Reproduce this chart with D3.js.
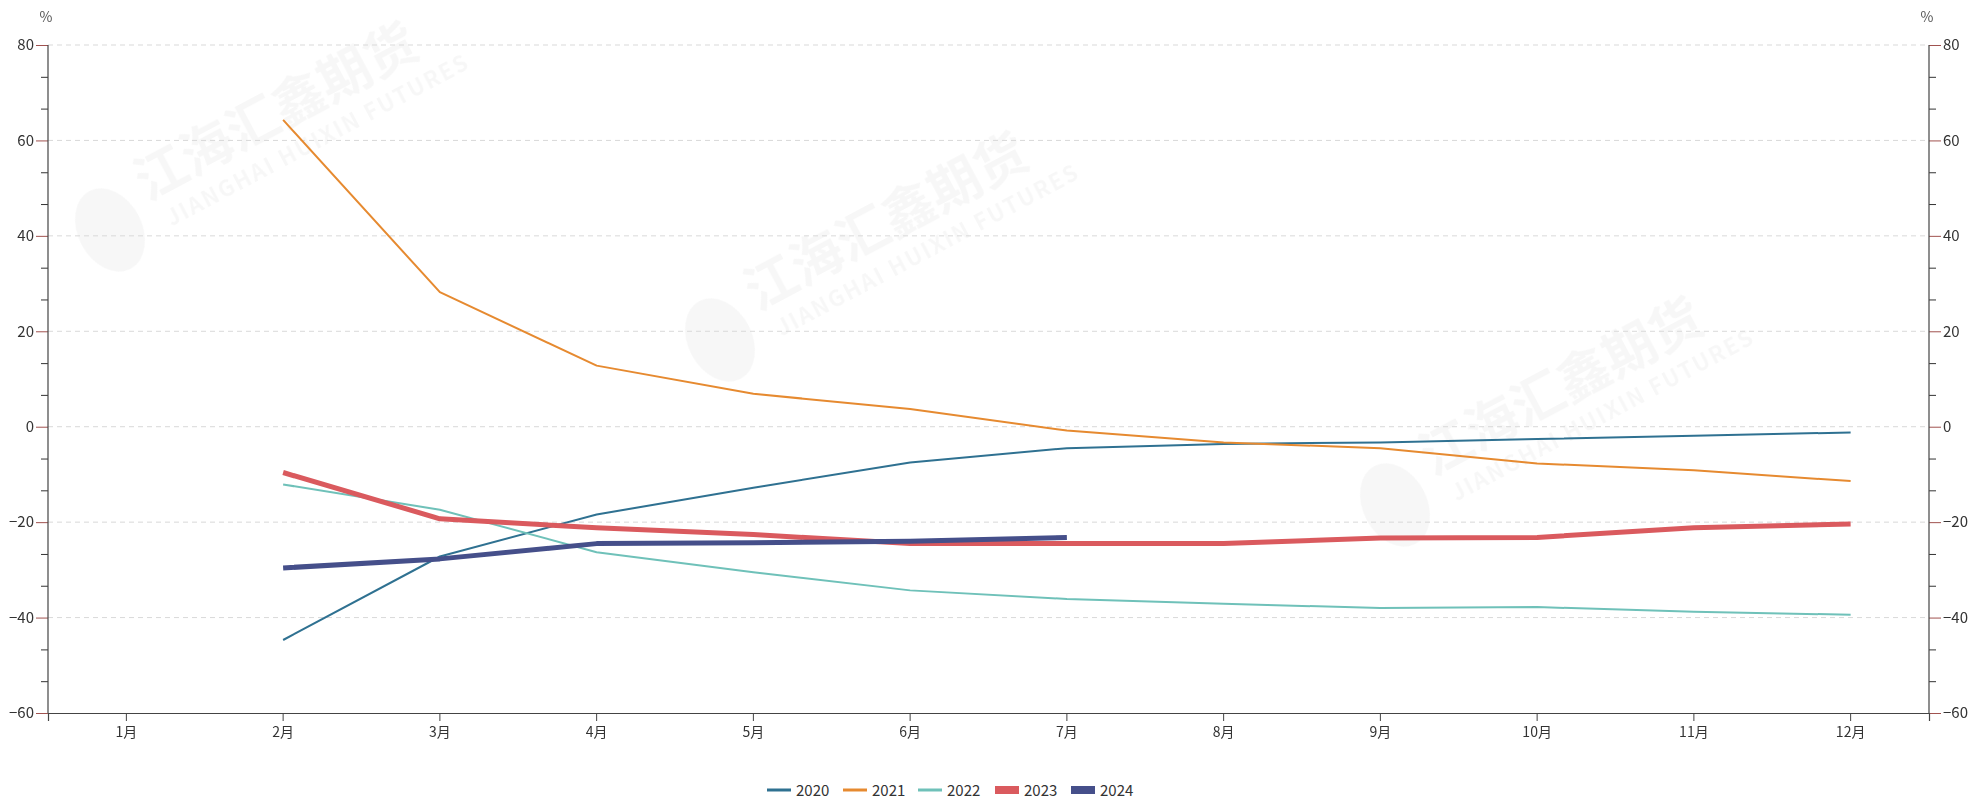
<!DOCTYPE html>
<html><head><meta charset="utf-8">
<script src="https://cdn.jsdelivr.net/npm/d3@7/dist/d3.min.js"></script>
<style>
html,body{margin:0;padding:0;background:#fff;}
svg{display:block;font-family:"Noto Sans CJK SC","Noto Sans",sans-serif;}
</style></head><body>
<svg id="chart" width="1970" height="799"></svg>
<script>
const months = ["1月","2月","3月","4月","5月","6月","7月","8月","9月","10月","11月","12月"];
const years = ["2020","2021","2022","2023","2024"];
const s2020 = [null, -44.7, -27.2, -18.4, -12.8, -7.5, -4.5, -3.6, -3.3, -2.6, -1.9, -1.2];
const s2021 = [null, 64.3, 28.2, 12.8, 6.9, 3.7, -0.8, -3.3, -4.5, -7.7, -9.1, -11.4];
const s2022 = [null, -12.1, -17.4, -26.3, -30.5, -34.3, -36.1, -37.1, -38.0, -37.8, -38.8, -39.4];
const s2023 = [null, -9.6, -19.3, -21.2, -22.6, -24.5, -24.5, -24.5, -23.3, -23.2, -21.2, -20.4];
const s2024 = [null, -29.6, -27.7, -24.5, -24.3, -24.0, -23.2, null, null, null, null, null];
const yTicks = [80, 60, 40, 20, 0, -20, -40, -60];
const yMinorTicks = [73.33,66.67,53.33,46.67,33.33,26.67,13.33,6.67,-6.67,-13.33,-26.67,-33.33,-46.67,-53.33];

const seriesData = [s2020, s2021, s2022, s2023, s2024];
const colors = ["#2f7191", "#e68a30", "#6fc1b9", "#da5a5e", "#454f8a"];
const widths = [2, 2, 2, 5, 5];

const svg = d3.select("#chart");
const L = 48, R = 1929, T = 45, B = 713;

const x = d3.scaleBand().domain(months).range([L, R]);
const y = d3.scaleLinear().domain([-60, 80]).range([B, T]);
const cx = m => x(m) + x.bandwidth() / 2;

// watermark
const wm = svg.append("g").attr("fill", "#000").attr("opacity", 0.035);
[[110,230],[720,340],[1395,505]].forEach(([wx, wy]) => {
  const g = wm.append("g").attr("transform", `translate(${wx},${wy}) rotate(-28)`);
  g.append("ellipse").attr("cx", 0).attr("cy", 0).attr("rx", 32).attr("ry", 44);
  g.append("text").attr("x", 46).attr("y", -8).attr("font-size", 52).attr("font-weight", "bold").text("江海汇鑫期货");
  g.append("text").attr("x", 56).attr("y", 26).attr("font-size", 22).attr("font-weight", "bold").attr("letter-spacing", 2).text("JIANGHAI HUIXIN FUTURES");
});

// grid
svg.append("g").selectAll("line").data(yTicks.filter(v => v !== -60)).join("line")
  .attr("x1", L).attr("x2", R).attr("y1", d => y(d)).attr("y2", d => y(d))
  .attr("stroke", "#d9d9d9").attr("stroke-dasharray", "5,4").attr("stroke-width", 1);

// left axis
const leftAxis = d3.axisLeft(y).tickValues(yTicks).tickSize(12).tickPadding(2).tickFormat(d3.format("d"));
const gl = svg.append("g").attr("transform", `translate(${L},0)`).call(leftAxis);
gl.select(".domain").remove();
gl.selectAll(".tick line").attr("stroke", "#a0524f");
gl.selectAll(".tick text").attr("fill", "#333").attr("font-size", 15).attr("font-family", "Noto Sans CJK SC, sans-serif");
svg.append("g").attr("transform", `translate(${L},0)`)
  .call(d3.axisLeft(y).tickValues(yMinorTicks).tickSize(7).tickFormat(""))
  .call(g => { g.select(".domain").remove(); g.selectAll(".tick line").attr("stroke", "#333"); });
svg.append("line").attr("x1", L).attr("x2", L).attr("y1", T).attr("y2", B).attr("stroke", "#444").attr("stroke-width", 1.2);

// right axis
const rightAxis = d3.axisRight(y).tickValues(yTicks).tickSize(12).tickPadding(2).tickFormat(d3.format("d"));
const gr = svg.append("g").attr("transform", `translate(${R},0)`).call(rightAxis);
gr.select(".domain").remove();
gr.selectAll(".tick line").attr("stroke", "#a0524f");
gr.selectAll(".tick text").attr("fill", "#333").attr("font-size", 15).attr("font-family", "Noto Sans CJK SC, sans-serif");
svg.append("g").attr("transform", `translate(${R},0)`)
  .call(d3.axisRight(y).tickValues(yMinorTicks).tickSize(7).tickFormat(""))
  .call(g => { g.select(".domain").remove(); g.selectAll(".tick line").attr("stroke", "#333"); });
svg.append("line").attr("x1", R).attr("x2", R).attr("y1", T).attr("y2", B).attr("stroke", "#444").attr("stroke-width", 1.2);

// units
svg.append("text").attr("x", L - 2).attr("y", 22).attr("text-anchor", "middle").attr("font-size", 14).attr("fill", "#555").text("%");
svg.append("text").attr("x", R - 2).attr("y", 22).attr("text-anchor", "middle").attr("font-size", 14).attr("fill", "#555").text("%");

// x axis
const xAxis = d3.axisBottom(x).tickSize(8).tickPadding(6);
const gx = svg.append("g").attr("transform", `translate(0,${B})`).call(xAxis);
gx.select(".domain").attr("stroke", "#444").attr("stroke-width", 1.2);
gx.selectAll(".tick line").attr("stroke", "#444");
gx.selectAll(".tick text").attr("fill", "#333").attr("font-size", 14).attr("font-family", "Noto Sans CJK SC, sans-serif");

// lines
const line = d3.line().defined(d => d.v !== null).x(d => cx(d.m)).y(d => y(d.v));
seriesData.forEach((s, i) => {
  const pts = months.map((m, j) => ({ m, v: s[j] }));
  svg.append("path").datum(pts).attr("d", line)
    .attr("fill", "none").attr("stroke", colors[i]).attr("stroke-width", widths[i])
    .attr("stroke-linejoin", "round");
});

// legend
const legX = [767, 843, 918, 995, 1071];
const lg = svg.append("g");
years.forEach((yr, i) => {
  const g = lg.append("g").attr("transform", `translate(${legX[i]},790)`);
  if (widths[i] > 3) {
    g.append("rect").attr("x", 0).attr("y", -4).attr("width", 24).attr("height", 8).attr("fill", colors[i]);
  } else {
    g.append("line").attr("x1", 0).attr("x2", 24).attr("y1", 0).attr("y2", 0).attr("stroke", colors[i]).attr("stroke-width", 3);
  }
  g.append("text").attr("x", 29).attr("y", 6).attr("font-size", 15).attr("fill", "#333").text(yr);
});
</script>
</body></html>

▶ [Work to do]: Repeat the data exactly, dropping every picture it holds.

▶ [Task response]:
Reproduce this chart with D3.js.
<!DOCTYPE html>
<html><head><meta charset="utf-8">
<script src="https://cdn.jsdelivr.net/npm/d3@7/dist/d3.min.js"></script>
<style>
html,body{margin:0;padding:0;background:#fff;}
svg{display:block;font-family:"Noto Sans CJK SC","Noto Sans",sans-serif;}
</style></head><body>
<svg id="chart" width="1970" height="799"></svg>
<script>
const months = ["1月","2月","3月","4月","5月","6月","7月","8月","9月","10月","11月","12月"];
const years = ["2020","2021","2022","2023","2024"];
const s2020 = [null, -44.7, -27.2, -18.4, -12.8, -7.5, -4.5, -3.6, -3.3, -2.6, -1.9, -1.2];
const s2021 = [null, 64.3, 28.2, 12.8, 6.9, 3.7, -0.8, -3.3, -4.5, -7.7, -9.1, -11.4];
const s2022 = [null, -12.1, -17.4, -26.3, -30.5, -34.3, -36.1, -37.1, -38.0, -37.8, -38.8, -39.4];
const s2023 = [null, -9.6, -19.3, -21.2, -22.6, -24.5, -24.5, -24.5, -23.3, -23.2, -21.2, -20.4];
const s2024 = [null, -29.6, -27.7, -24.5, -24.3, -24.0, -23.2, null, null, null, null, null];
const yTicks = [80, 60, 40, 20, 0, -20, -40, -60];
const yMinorTicks = [73.33,66.67,53.33,46.67,33.33,26.67,13.33,6.67,-6.67,-13.33,-26.67,-33.33,-46.67,-53.33];

const seriesData = [s2020, s2021, s2022, s2023, s2024];
const colors = ["#2f7191", "#e68a30", "#6fc1b9", "#da5a5e", "#454f8a"];
const widths = [2, 2, 2, 5, 5];

const svg = d3.select("#chart");
const L = 48, R = 1929, T = 45, B = 713;

const x = d3.scaleBand().domain(months).range([L, R]);
const y = d3.scaleLinear().domain([-60, 80]).range([B, T]);
const cx = m => x(m) + x.bandwidth() / 2;

// watermark
const wm = svg.append("g").attr("fill", "#000").attr("opacity", 0.035);
[[110,230],[720,340],[1395,505]].forEach(([wx, wy]) => {
  const g = wm.append("g").attr("transform", `translate(${wx},${wy}) rotate(-28)`);
  g.append("ellipse").attr("cx", 0).attr("cy", 0).attr("rx", 32).attr("ry", 44);
  g.append("text").attr("x", 46).attr("y", -8).attr("font-size", 52).attr("font-weight", "bold").text("江海汇鑫期货");
  g.append("text").attr("x", 56).attr("y", 26).attr("font-size", 22).attr("font-weight", "bold").attr("letter-spacing", 2).text("JIANGHAI HUIXIN FUTURES");
});

// grid
svg.append("g").selectAll("line").data(yTicks.filter(v => v !== -60)).join("line")
  .attr("x1", L).attr("x2", R).attr("y1", d => y(d)).attr("y2", d => y(d))
  .attr("stroke", "#d9d9d9").attr("stroke-dasharray", "5,4").attr("stroke-width", 1);

// left axis
const leftAxis = d3.axisLeft(y).tickValues(yTicks).tickSize(12).tickPadding(2).tickFormat(d3.format("d"));
const gl = svg.append("g").attr("transform", `translate(${L},0)`).call(leftAxis);
gl.select(".domain").remove();
gl.selectAll(".tick line").attr("stroke", "#a0524f");
gl.selectAll(".tick text").attr("fill", "#333").attr("font-size", 15).attr("font-family", "Noto Sans CJK SC, sans-serif");
svg.append("g").attr("transform", `translate(${L},0)`)
  .call(d3.axisLeft(y).tickValues(yMinorTicks).tickSize(7).tickFormat(""))
  .call(g => { g.select(".domain").remove(); g.selectAll(".tick line").attr("stroke", "#333"); });
svg.append("line").attr("x1", L).attr("x2", L).attr("y1", T).attr("y2", B).attr("stroke", "#444").attr("stroke-width", 1.2);

// right axis
const rightAxis = d3.axisRight(y).tickValues(yTicks).tickSize(12).tickPadding(2).tickFormat(d3.format("d"));
const gr = svg.append("g").attr("transform", `translate(${R},0)`).call(rightAxis);
gr.select(".domain").remove();
gr.selectAll(".tick line").attr("stroke", "#a0524f");
gr.selectAll(".tick text").attr("fill", "#333").attr("font-size", 15).attr("font-family", "Noto Sans CJK SC, sans-serif");
svg.append("g").attr("transform", `translate(${R},0)`)
  .call(d3.axisRight(y).tickValues(yMinorTicks).tickSize(7).tickFormat(""))
  .call(g => { g.select(".domain").remove(); g.selectAll(".tick line").attr("stroke", "#333"); });
svg.append("line").attr("x1", R).attr("x2", R).attr("y1", T).attr("y2", B).attr("stroke", "#444").attr("stroke-width", 1.2);

// units
svg.append("text").attr("x", L - 2).attr("y", 22).attr("text-anchor", "middle").attr("font-size", 14).attr("fill", "#555").text("%");
svg.append("text").attr("x", R - 2).attr("y", 22).attr("text-anchor", "middle").attr("font-size", 14).attr("fill", "#555").text("%");

// x axis
const xAxis = d3.axisBottom(x).tickSize(8).tickPadding(6);
const gx = svg.append("g").attr("transform", `translate(0,${B})`).call(xAxis);
gx.select(".domain").attr("stroke", "#444").attr("stroke-width", 1.2);
gx.selectAll(".tick line").attr("stroke", "#444");
gx.selectAll(".tick text").attr("fill", "#333").attr("font-size", 14).attr("font-family", "Noto Sans CJK SC, sans-serif");

// lines
const line = d3.line().defined(d => d.v !== null).x(d => cx(d.m)).y(d => y(d.v));
seriesData.forEach((s, i) => {
  const pts = months.map((m, j) => ({ m, v: s[j] }));
  svg.append("path").datum(pts).attr("d", line)
    .attr("fill", "none").attr("stroke", colors[i]).attr("stroke-width", widths[i])
    .attr("stroke-linejoin", "round");
});

// legend
const legX = [767, 843, 918, 995, 1071];
const lg = svg.append("g");
years.forEach((yr, i) => {
  const g = lg.append("g").attr("transform", `translate(${legX[i]},790)`);
  if (widths[i] > 3) {
    g.append("rect").attr("x", 0).attr("y", -4).attr("width", 24).attr("height", 8).attr("fill", colors[i]);
  } else {
    g.append("line").attr("x1", 0).attr("x2", 24).attr("y1", 0).attr("y2", 0).attr("stroke", colors[i]).attr("stroke-width", 3);
  }
  g.append("text").attr("x", 29).attr("y", 6).attr("font-size", 15).attr("fill", "#333").text(yr);
});
</script>
</body></html>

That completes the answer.